Similarly, not everyone can visualize things in their mind. Pixar's founder Ed Catmull did a survey of Pixar employees and, interestingly, there wasn't that big of a skew of artists who are able to mentally visualize.
I'm a very visual person, but I can't visualize faces at all. I have no problem remembering faces, but I can't visualize them. When I'm fully awake, I can sort of visualize other things, but it's never perfectly clear. But when I've just woken up, I can lucid dream, and then I can consciously visualize really complex 3d structures, and design mechanisms in my head much more easily than I can using CAD software when I'm fully awake. The brain is truly amazing and very odd sometimes.
What about visualizing the picture of a face ? Or alternatively, like you seem to be able to visualize 3d structures, can you imagine a wax or clay sculpture of the face of the person (i.e. if you have a sculpture laying around which has a face take a look at it and try to visualize it in your head), or a coin head profile.
Once you get it to successfully visualize with one way morph it continuously into the case you don't successfully visualize yet and push the frontier. For example if you get it to work with a small sculpture try it with a bigger one.
Or try to look at a real person face as if it was a sculpture or an object. Try changing the way you gaze at the face. Sometimes, even more so with people we care about, we don't look at them like we would look at an object but we are rather trying to look at the soul behind the mask.
With faces, it's odd. When I go to visualize someone, I kind of get a fleeting glimpse, and then it fades and I can't make out anything except, somewhat blurred, their hairline. No face at all. I'm pretty sure I know exactly what they look like - the recognizer is absolutely fine - but if I try to construct an image, it goes away. On the other hand, if I had to, I could probably draw a reasonable likeness from memory by a process of successive refinement, or I could sculpt a likeness from clay. But visualize internally - no, can't do it.

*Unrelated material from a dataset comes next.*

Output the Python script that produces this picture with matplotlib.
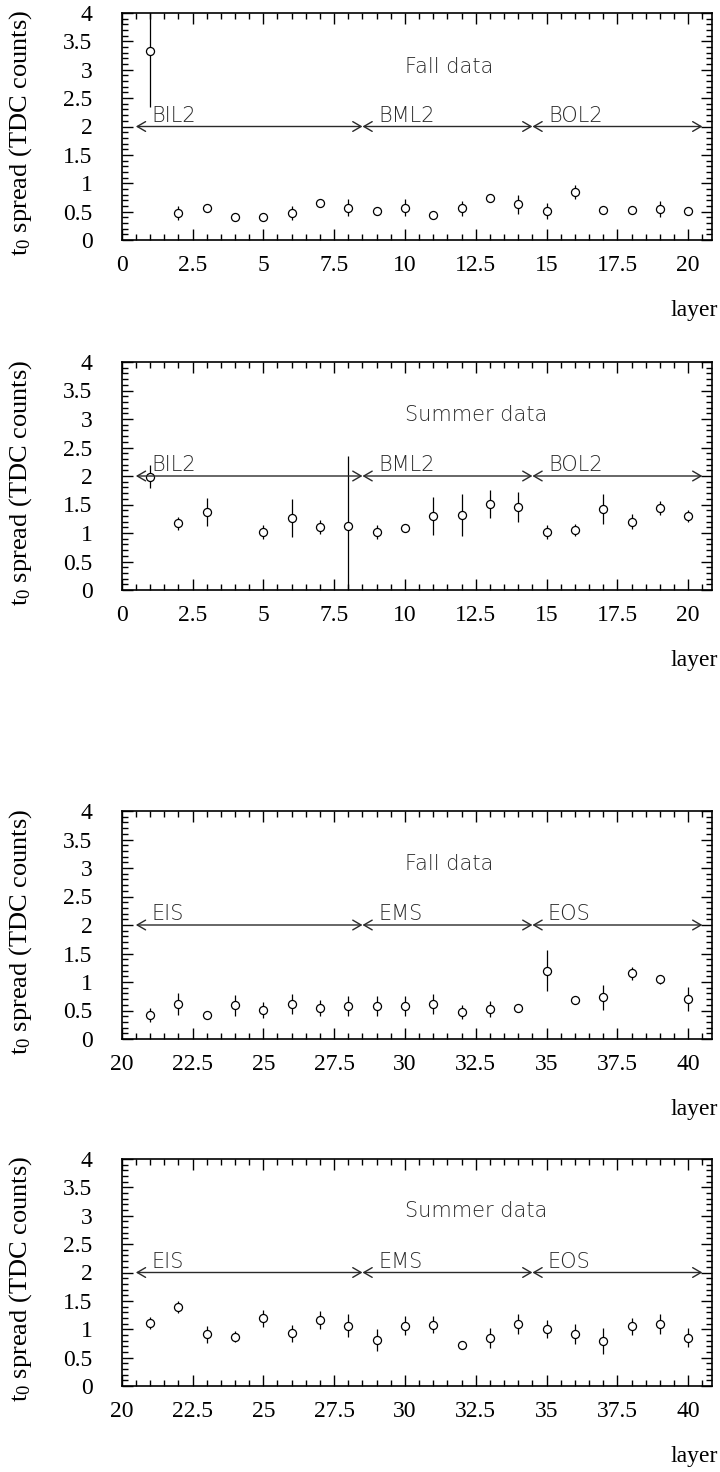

I think it might be that when I'm fully awake, I can't maintain detailed visualizations very effectively. Faces are really important to us, but perhaps imperfect visualizations of faces fail to pattern match well enough against my recognizer, and so it blanks them. Like I say, I get the briefest glimpse in my visualization, but then it blanks. But maybe I'm over-rationalizing, and my brain is just weird.
I can visualize but not very well, if I were to try to actively visualize a structure I'm pretty sure it would be rotated wrong or have different problems. When I was in high school I had a test that put me in the lowest 3% of the population for visual understanding of things (like put these blocks together to make this shape) and the top 95% for reading comprehension.
Generally instead of visualizing something I would tend to have an internal monologue on how it should work. Even if I am drawing something programmatically I would describe the logic for getting what I want, rather than visualizing what it should look like.
"I can visualize but not very well, if I were to try to actively visualize a structure I'm pretty sure it would be rotated wrong or have different problems"
Some claim that's nearly everyone. Someone did an experiment where they asked a bunch of people to draw a bicycle, which they had all seen in their lives, from memory without a model. Not a particular bicycle, just "a bicycle". The configurations were very diverse and different from the geometric/physical arrangement of real ones.
My wife has this. One day we had a similar realisation as the article’s author. It was fascinating to discuss and explained so much about how we went about making choices over anything visual, from clothes to home decor (I tend to be in charge of both for our family as I can visualise).
I use visualisation a lot for work, especially when designing or understanding process flows, so not having that ability seems so alien to me.
I have both. My mind's eye is blind and my mind's ear is deaf. The inside of my head is a pretty empty place where I inhabit it, cue the jokes. Thoughts just pop into my head from some other part of my brain. When I'm thinking about how to word something, I feel my mouth start to form the words, though my mouth doesn't move. Maybe I'm sub-vocalizing, I don't know. When I'm thinking hard about something, I just sort of "go away" for a bit and come back, hopefully with an answer. I thought this was normal for everyone, until I read about aphantasia a year or two ago.
I suspect this is why sounds or pictures are so distracting to me. The thing that everyone does where they play a tv show in the background doesn't work for me. If I hear it, I have to concentrate on it. It takes a mental effort to ignore it. So when I'm at home I keep everything off unless I'm ready to watch or listen to it.
That is nice. I can't conjure an image like that at all. Also, seeing a graphic image doesn't stick with me very long since I don't keep seeing it like a lot of people apparently do. People with aphantasia would probably do better moderating images than those without. Still not great, though, because while I can't see the image again I would still remember the circumstances involved.
Interesting. I have very little mental visualization and find ignoring TVs to be extremely difficult. I had thought it was because I grew up in a house that did not have a TV on very often.
It's very possible that it's not related. I frequent r/aphantasia on reddit and we're always asking the community if they have certain quirks to see if it's related and the results always end up mixed.
https://www.bbc.com/news/health-47830256
I wonder if there's an intersection of people who do not have an internal monologue nor a "mind's eye?"